In response to the tragedy, that took place in the same year in which the highest number of deaths at sea ever was recorded, Italy launched “Mare Nostrum” on 31 October.
In 2014, after 12 months of challenging activity without European backing, the Italian search and rescue operation was suspended.
From that moment on, all the governments that came after, all of them, are guilty of those deaths.

Men, women, children… Each with a name and a face. With dreams and hopes, weaknesses and fear.

United by one thing; the tragedies that take place day after day off the shores of our coasts where the depths are littered with boats that have sunk with their cargo of desperation and also the weight of the responsibilities of those who urged those people onto their dilapidated boats because there is no other escape from humanitarian crises, wars, and abject poverty that oppress millions of people.

Sure, it’s much easier to shed crocodile tears than accept the thousands, tens of thousands, of refugees that arrive on our shores, in our ports (if they are allowed to dock…) in search of a future in Europe.

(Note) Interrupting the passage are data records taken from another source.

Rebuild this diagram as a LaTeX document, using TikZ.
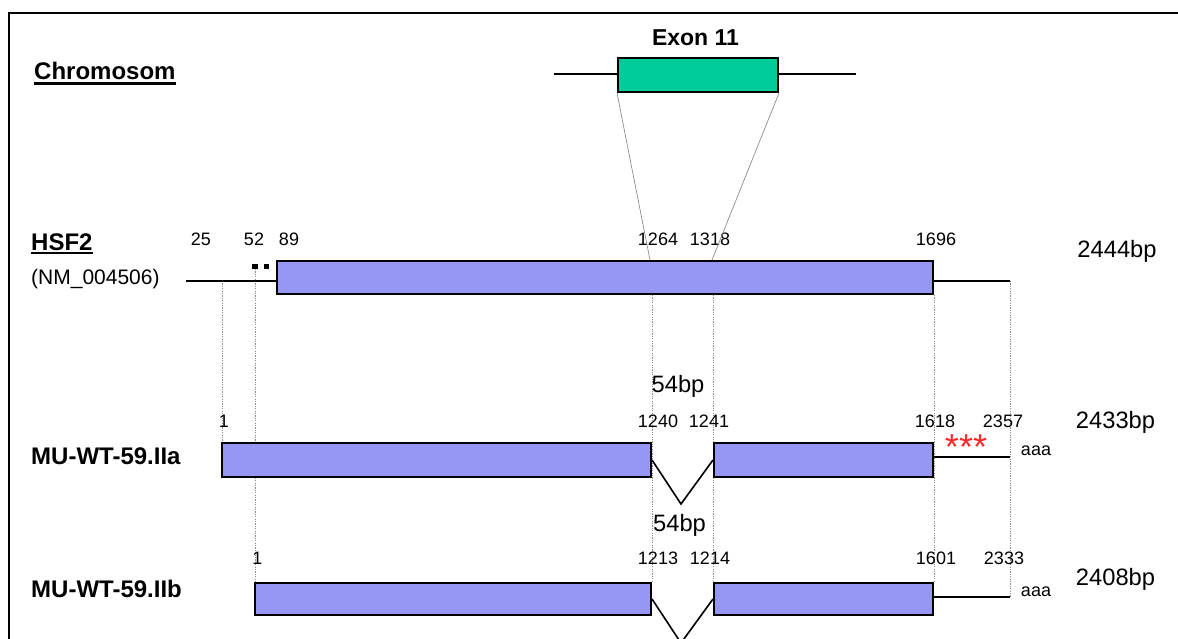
\documentclass[tikz,border=0pt]{standalone}
\usepackage{fontspec}
\setmainfont{Liberation Sans}
\usetikzlibrary{backgrounds}
\definecolor{cdsblue}{RGB}{150,150,245}
\definecolor{exongreen}{RGB}{0,204,153}
\definecolor{guidegray}{RGB}{140,140,140}
\definecolor{stopred}{RGB}{255,40,40}
\begin{document}
\begin{tikzpicture}[x=1pt,y=-1pt,
  title/.style={inner sep=0pt, font=\fontsize{24}{28}\selectfont\bfseries},
  acc/.style={inner sep=0pt, font=\fontsize{21}{24}\selectfont},
  num/.style={inner sep=0pt, anchor=base, font=\fontsize{18}{20}\selectfont},
  size/.style={inner sep=0pt, anchor=base, font=\fontsize{23.7}{26}\selectfont},
  polya/.style={inner sep=0pt, anchor=base, font=\fontsize{18}{20}\selectfont},
  cds/.style={draw=black, line width=2pt, fill=cdsblue, rectangle, inner sep=0pt, anchor=north west},
  exonbox/.style={draw=black, line width=2pt, fill=exongreen, rectangle, inner sep=0pt, anchor=north west},
  seq/.style={draw=black, line width=2pt},
  splice/.style={draw=black, line width=1.6pt},
  guide/.style={draw=guidegray, line width=0.8pt, dash pattern=on 1.2pt off 1.2pt},
  zoomline/.style={draw=guidegray, line width=0.7pt},
  marker/.style={fill=black, inner sep=0pt, minimum width=5.5pt, minimum height=5pt}]

\useasboundingbox (0,0) rectangle (1178,639);

% frame
\draw[line width=2.4pt] (8.7,639) -- (8.7,13) -- (1178,13);

% chromosome with exon 11
\node[title, anchor=base west] (chrom) at (34,80) {Chromosom};
\draw[line width=2.4pt] ([yshift=-3.5pt]chrom.base west) -- ([yshift=-3.5pt]chrom.base east);
\node[title, anchor=base, font=\fontsize{23}{26}\selectfont\bfseries] (exlab) at (695.5,46) {Exon 11};
\node[exonbox, minimum width=160pt, minimum height=34pt] (exon) at (617,57) {};
\coordinate (chrL) at (554,74.5);
\coordinate (chrR) at (856,74.5);
\draw[seq] (chrL) -- (chrL -| exon.west);
\draw[seq] (chrR -| exon.east) -- (chrR);

% HSF2 transcript
\node[title, anchor=base west] (hsf) at (31,250.7) {HSF2};
\draw[line width=2pt] ([yshift=-2.5pt]hsf.base west) -- ([yshift=-2.5pt]hsf.base east);
\node[acc, anchor=base west] (acc) at (31,284) {(NM\_004506)};
\node[cds, minimum width=656pt, minimum height=33pt] (h1) at (276,260) {};
\coordinate (h5) at (186,281);
\coordinate (h3) at (1010,281);
\draw[seq] (h5) -- (h5 -| h1.west);
\draw[seq] (h1.east |- h3) -- (h3);
\node[marker] (sq1) at (255.2,266.2) {};
\node[marker] (sq2) at (266.7,266.2) {};
\node[num] (n25) at (201,246) {25};
\node[num] (n52) at (254,246) {52};
\node[num] (n89) at (289,246) {89};
\node[num] (n1264) at (658,246) {1264};
\node[num] (n1318) at (710,246) {1318};
\node[num] (n1696) at (936,246) {1696};
\node[size] (len0) at (1117,258) {2444bp};

% exon 11 projected onto the transcript
\coordinate (j1) at (650,260);
\coordinate (j2) at (712,260);
\draw[zoomline] (exon.south west) -- (j1);
\draw[zoomline] (exon.south east) -- (j2);

% MU-WT-59.IIa
\node[title, anchor=base west] (isoA) at (31,464) {MU-WT-59.IIa};
\node[cds, minimum width=429pt, minimum height=34pt] (a1) at (221,442) {};
\node[cds, minimum width=219pt, minimum height=34pt] (a2) at (713,442) {};
\coordinate (av) at (681,504);
\coordinate (a3) at (1010,457);
\draw[splice] (a1.east) -- (av) -- (a2.west);
\draw[seq] (a2.east |- a3) -- (a3);
\node[size] (gapA) at (678,392) {54bp};
\node[num] (a_1) at (224,427) {1};
\node[num] (a_1240) at (658,427) {1240};
\node[num] (a_1241) at (709,427) {1241};
\node[num] (a_1618) at (935,427) {1618};
\node[num] (a_2357) at (1003,427) {2357};
\node[size] (lenA) at (1115.5,428) {2433bp};
\node[inner sep=0pt, anchor=base, text=stopred, font=\fontsize{36}{40}\selectfont] (stop) at (966,459.5) {***};
\node[polya] (polyA) at (1036,455) {aaa};

% MU-WT-59.IIb
\node[title, anchor=base west] (isoB) at (31,597) {MU-WT-59.IIb};
\node[cds, minimum width=396pt, minimum height=32pt] (b1) at (254,582) {};
\node[cds, minimum width=219pt, minimum height=32pt] (b2) at (713,582) {};
\coordinate (bv) at (681,643);
\coordinate (b3) at (1010,597);
\draw[splice] (b1.east) -- (bv) -- (b2.west);
\draw[seq] (b2.east |- b3) -- (b3);
\node[size] (gapB) at (679.5,531) {54bp};
\node[num] (b_1) at (257.5,564) {1};
\node[num] (b_1213) at (658,564) {1213};
\node[num] (b_1214) at (710,564) {1214};
\node[num] (b_1601) at (936,564) {1601};
\node[num] (b_2333) at (1004,564) {2333};
\node[size] (lenB) at (1115.5,585) {2408bp};
\node[polya] (polyB) at (1036,596) {aaa};

% alignment guides
\begin{scope}[on background layer]
  \coordinate (g1) at (222,281);
  \draw[guide] (g1) -- (g1 |- a1.north);
  \draw[guide] (sq1.south) -- (sq1.south |- b1.north);
  \draw[guide] (a1.north east |- h1.south) -- (b1.north east);
  \draw[guide] (a2.north west |- h1.south) -- (b2.north west);
  \draw[guide] (h1.south east) -- (b2.north east);
  \draw[guide] (h3) -- (b3);
\end{scope}
\end{tikzpicture}
\end{document}
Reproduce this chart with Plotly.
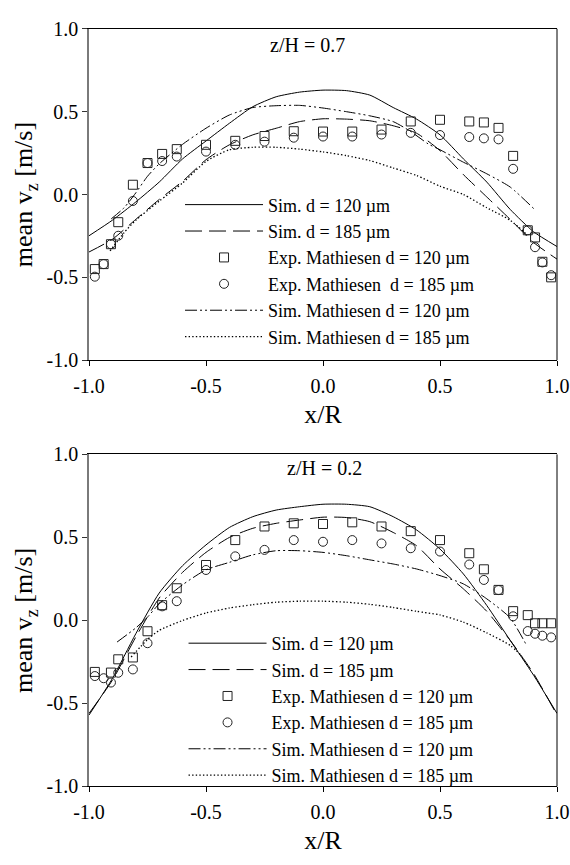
import plotly.graph_objects as go

# ---------------- tick labels ----------------
tick_vals = [-1.0, -0.5, 0.0, 0.5, 1.0]
tick_text = ["-1.0", "-0.5", "0.0", "0.5", "1.0"]

# ---------------- z/H = 0.7 ----------------
x_sim_07 = [-1.0, -0.9, -0.8, -0.7, -0.6, -0.5, -0.4, -0.3, -0.2, -0.1, 0.0,
            0.1, 0.2, 0.3, 0.4, 0.5, 0.6, 0.7, 0.8, 0.9, 1.0]
sim120_07 = [-0.249, -0.155, -0.045, 0.075, 0.215, 0.323, 0.43, 0.530, 0.590, 0.618, 0.630,
             0.627, 0.600, 0.525, 0.455, 0.360, 0.215, 0.075, -0.09, -0.225, -0.314]
sim185_07 = [-0.347, -0.27, -0.15, -0.03, 0.08, 0.21, 0.30, 0.36, 0.40, 0.44, 0.457,
             0.455, 0.445, 0.415, 0.37, 0.265, 0.12, -0.015, -0.15, -0.29, -0.39]

x_m120_07 = [-0.905, -0.85, -0.8, -0.75, -0.7, -0.6, -0.5, -0.4, -0.3, -0.2, -0.1, 0.0,
             0.1, 0.2, 0.3, 0.375, 0.45, 0.5, 0.6, 0.7, 0.8, 0.91]
m120_07 = [-0.147, -0.08, 0.01, 0.11, 0.185, 0.303, 0.40, 0.48, 0.525, 0.536, 0.538, 0.522,
           0.50, 0.475, 0.44, 0.38, 0.305, 0.27, 0.195, 0.125, 0.045, -0.098]

x_m185_07 = [-0.91, -0.85, -0.8, -0.7, -0.6, -0.5, -0.4, -0.3, -0.2, -0.1, 0.0,
             0.1, 0.2, 0.3, 0.4, 0.5, 0.6, 0.7, 0.8, 0.87]
m185_07 = [-0.34, -0.23, -0.155, -0.04, 0.07, 0.20, 0.27, 0.285, 0.285, 0.274, 0.257,
           0.235, 0.205, 0.16, 0.115, 0.05, 0.0, -0.08, -0.155, -0.24]

x_exp_07 = [-0.975, -0.9375, -0.90625, -0.875, -0.8125, -0.75, -0.6875, -0.625, -0.5,
            -0.375, -0.25, -0.125, 0.0, 0.125, 0.25, 0.375, 0.5, 0.625, 0.6875, 0.75,
            0.8125, 0.875, 0.90625, 0.9375, 0.975]
exp120_07 = [-0.45, -0.42, -0.30, -0.167, 0.059, 0.19, 0.245, 0.274, 0.30,
             0.324, 0.353, 0.382, 0.38, 0.38, 0.392, 0.441, 0.451, 0.441, 0.435, 0.402,
             0.233, -0.216, -0.259, -0.406, -0.50]
exp185_07 = [-0.496, -0.42, -0.30, -0.249, -0.039, 0.19, 0.202, 0.229, 0.259,
             0.30, 0.319, 0.343, 0.35, 0.35, 0.362, 0.372, 0.359, 0.347, 0.339, 0.333,
             0.155, -0.216, -0.318, -0.41, -0.487]

# ---------------- z/H = 0.2 ----------------
x_sim_02 = [-1.0, -0.9, -0.8, -0.7, -0.6, -0.5, -0.4, -0.3, -0.2, -0.1, 0.0,
            0.1, 0.2, 0.3, 0.4, 0.5, 0.6, 0.7, 0.8, 0.9, 1.0]
sim120_02 = [-0.57, -0.35, -0.08, 0.165, 0.33, 0.455, 0.56, 0.625, 0.665, 0.685, 0.70,
             0.70, 0.685, 0.625, 0.545, 0.43, 0.28, 0.09, -0.12, -0.33, -0.56]
sim185_02 = [-0.56, -0.36, -0.10, 0.135, 0.29, 0.41, 0.50, 0.555, 0.585, 0.605, 0.622,
             0.62, 0.595, 0.53, 0.45, 0.31, 0.19, 0.055, -0.12, -0.32, -0.57]

x_m120_02 = [-0.88, -0.8, -0.75, -0.7, -0.6, -0.5, -0.4, -0.3, -0.2, -0.1, 0.0,
             0.1, 0.2, 0.3, 0.4, 0.5, 0.6, 0.7, 0.8, 0.87]
m120_02 = [-0.13, -0.045, 0.02, 0.10, 0.215, 0.305, 0.35, 0.395, 0.42, 0.42, 0.41,
           0.39, 0.365, 0.34, 0.31, 0.27, 0.22, 0.13, 0.015, -0.15]

x_m185_02 = [-0.82, -0.75, -0.7, -0.6, -0.5, -0.4, -0.3, -0.2, -0.1, 0.0,
             0.1, 0.2, 0.3, 0.4, 0.5, 0.6, 0.7, 0.8, 0.85]
m185_02 = [-0.22, -0.115, -0.06, 0.0, 0.045, 0.075, 0.095, 0.11, 0.116, 0.116,
           0.11, 0.097, 0.078, 0.055, 0.033, -0.01, -0.075, -0.15, -0.215]

x_exp120_02 = [-0.975, -0.90625, -0.875, -0.8125, -0.75, -0.6875, -0.625, -0.5,
               -0.375, -0.25, -0.125, 0.0, 0.125, 0.25, 0.375, 0.5, 0.625, 0.6875, 0.75,
               0.8125, 0.875, 0.90625, 0.9375, 0.975]
exp120_02 = [-0.31, -0.314, -0.234, -0.223, -0.065, 0.092, 0.194, 0.334,
             0.484, 0.566, 0.585, 0.581, 0.591, 0.566, 0.538, 0.484, 0.405, 0.308, 0.184,
             0.056, 0.032, -0.017, -0.017, -0.017]
x_exp185_02 = [-0.975, -0.9375, -0.90625, -0.875, -0.8125, -0.75, -0.6875, -0.625, -0.5,
               -0.375, -0.25, -0.125, 0.0, 0.125, 0.25, 0.375, 0.5, 0.625, 0.6875, 0.75,
               0.8125, 0.875, 0.90625, 0.9375, 0.975]
exp185_02 = [-0.335, -0.348, -0.374, -0.315, -0.295, -0.137, 0.085, 0.116, 0.304,
             0.386, 0.425, 0.484, 0.474, 0.484, 0.464, 0.435, 0.415, 0.337, 0.244, 0.183,
             0.025, -0.064, -0.08, -0.092, -0.102]

names_07 = ["Sim. d = 120 µm", "Sim. d = 185 µm", "Exp. Mathiesen d = 120 µm",
            "Exp. Mathiesen\u00a0 d = 185 µm", "Sim. Mathiesen d = 120 µm",
            "Sim. Mathiesen d = 185 µm"]
names_02 = ["Sim. d = 120 µm", "Sim. d = 185 µm", "Exp. Mathiesen d = 120 µm",
            "Exp. Mathiesen d = 185 µm", "Sim. Mathiesen d = 120 µm",
            "Sim. Mathiesen d = 185 µm"]

FONT = "Liberation Serif"
LONG_DASH = "17px,7px"
DASH_DOT_DOT = "12px,3px,2px,3px,2px,3px"
DOTTED = "1.4px,2.2px"

fig = go.Figure()


def add_panel(xa, ya, legend, names, sims, exps):
    for (xs, ys), dash, name, grp in zip(sims[:2], ["solid", LONG_DASH], names[:2], ["a", "b"]):
        fig.add_trace(go.Scatter(x=xs, y=ys, mode="lines", name=name,
                                 line=dict(color="black", width=1, dash=dash,
                                           shape="spline", smoothing=0.6),
                                 xaxis=xa, yaxis=ya, legend=legend, legendgroup=legend + grp))
    for (xs, ys), sym, name, grp in zip(exps, ["square-open", "circle-open"], names[2:4], ["c", "d"]):
        fig.add_trace(go.Scatter(x=xs, y=ys, mode="markers", name=name,
                                 marker=dict(symbol=sym, size=9, color="#222",
                                             line=dict(width=1, color="#222")),
                                 xaxis=xa, yaxis=ya, legend=legend, legendgroup=legend + grp))
    for (xs, ys), dash, w, name, grp in zip(sims[2:], [DASH_DOT_DOT, DOTTED], [1, 1.3],
                                            names[4:], ["e", "f"]):
        fig.add_trace(go.Scatter(x=xs, y=ys, mode="lines", name=name,
                                 line=dict(color="black", width=w, dash=dash,
                                           shape="spline", smoothing=0.6),
                                 xaxis=xa, yaxis=ya, legend=legend, legendgroup=legend + grp))


add_panel("x", "y", "legend", names_07,
          [(x_sim_07, sim120_07), (x_sim_07, sim185_07), (x_m120_07, m120_07), (x_m185_07, m185_07)],
          [(x_exp_07, exp120_07), (x_exp_07, exp185_07)])
add_panel("x2", "y2", "legend2", names_02,
          [(x_sim_02, sim120_02), (x_sim_02, sim185_02), (x_m120_02, m120_02), (x_m185_02, m185_02)],
          [(x_exp120_02, exp120_02), (x_exp185_02, exp185_02)])

H = 865.0
top_dom = [1 - 358.3 / H, 1 - 18.3 / H]
bot_dom = [1 - 795.7 / H, 1 - 455.0 / H]


def xaxis_cfg(anchor):
    return dict(range=[-1, 1], tickvals=tick_vals, ticktext=tick_text, ticks="outside",
                ticklen=5, tickcolor="black", showline=True, linecolor="black", linewidth=1,
                mirror=True, showgrid=False, zeroline=False, anchor=anchor, domain=[0, 1],
                ticklabelstandoff=3,
                tickfont=dict(family=FONT, size=20, color="black"),
                title=dict(text="x/R", font=dict(family=FONT, size=26, color="black"), standoff=8))


def yaxis_cfg(anchor, dom):
    return dict(range=[-1, 1], tickvals=tick_vals, ticktext=tick_text, ticks="outside",
                ticklen=5, tickcolor="#333", showline=True, linecolor="#7a7a7a", linewidth=1.5,
                mirror=False, showgrid=False, zeroline=False, anchor=anchor, domain=dom,
                tickfont=dict(family=FONT, size=20, color="black"),
                title=dict(text="mean v<sub>z</sub> [m/s]",
                           font=dict(family=FONT, size=26, color="black"), standoff=6))


legend_common = dict(font=dict(family=FONT, size=18, color="black"), bgcolor="rgba(0,0,0,0)",
                     borderwidth=0, xanchor="left", yanchor="top", itemwidth=78,
                     tracegroupgap=0, traceorder="grouped")

fig.update_layout(
    width=570, height=865,
    margin=dict(l=88.5, r=13, t=0, b=0),
    paper_bgcolor="white", plot_bgcolor="white",
    font=dict(family=FONT, color="black"),
    xaxis=xaxis_cfg("y"), yaxis=yaxis_cfg("x", top_dom),
    xaxis2=xaxis_cfg("y2"), yaxis2=yaxis_cfg("x2", bot_dom),
    legend=dict(x=0.1945, y=1 - 180 / H, **legend_common),
    legend2=dict(x=0.202, y=1 - 630 / H, **legend_common),
    showlegend=True,
    shapes=[
        dict(type="line", xref="x domain", yref="y domain", x0=1, x1=1, y0=0, y1=1,
             line=dict(color="black", width=1)),
        dict(type="line", xref="x2 domain", yref="y2 domain", x0=1, x1=1, y0=0, y1=1,
             line=dict(color="black", width=1)),
    ],
    annotations=[
        dict(text="z/H = 0.7", x=-0.065, y=0.905, xref="x", yref="y", showarrow=False,
             font=dict(family=FONT, size=20, color="black")),
        dict(text="z/H = 0.2", x=0.005, y=0.92, xref="x2", yref="y2", showarrow=False,
             font=dict(family=FONT, size=20, color="black")),
    ],
)

fig.write_html("out.html")
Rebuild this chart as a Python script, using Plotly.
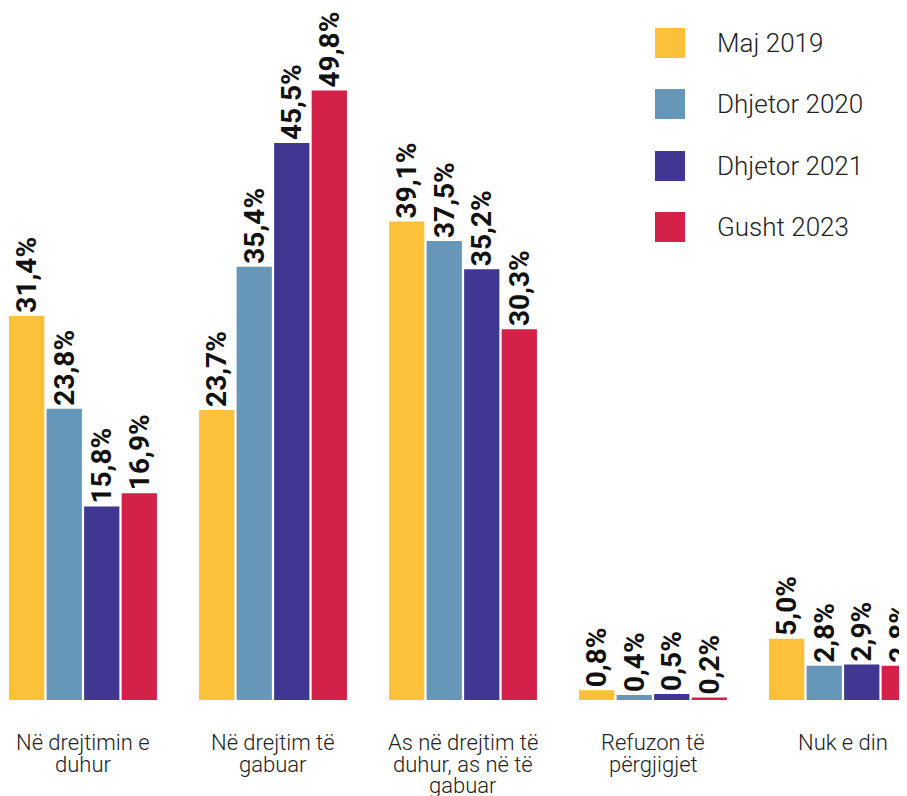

The same Europe that just can’t seem to overcome selfishness and divisions.

It is right and dutiful to mourn the victims of the last shipwreck that took the lives of 130 people like political representatives of the entire Italian and European constitutional spectrum are doing. But first, we need a change of pace.

Not a “feel-good” turning point, like some fear and abhor (writing it on the front pages of rags that have nothing to do with news and information).

No, because there are no good people in this story.

What we need is for Europe to take concrete responsibility because Italy cannot do it alone.

Notwithstanding the commitment of some representatives in Brussels, very few to say the truth, many continue to oppose any joint initiative that could lead to sharing the burden of despare that pours onto our land.
Every time a boat arrives in Italy, whether it manages to dock or it sinks leaving the task of recovering the survivors or the lifeless bodies of the shipwrecks to the few volunteers left to patrol the Mediterranean, there are those who turn up their noses and clamour over the scandal of receiving refugees indiscriminately into our country.
Perceived by many as “dead weights” that the government “saddles us with” to the detriment of many Italians in need, they are never seen for what they truly are; desperate people who risk their lives by facing long and dangerous journeys on dilapidated, overcrowded boats because there are no alternatives.
The tragedy we are talking about today not only could have been avoided but it was aggravated by the failure of prompt rescue operations despite the repeated requests for help for two long days. This, like any other crime, because that’s what this is, is the consequence of a series of policies and laws to block ONG sea rescue operations before migrant fluxes.

A veritable war of investigations against the few organizations that still persist in wanting to help migrants who take on journeys of death.
An undeclared war that has also been declared by government institutions that are complicit and responsible for the lives that are taken in the ice-cold, deep waters of the Mediterranean.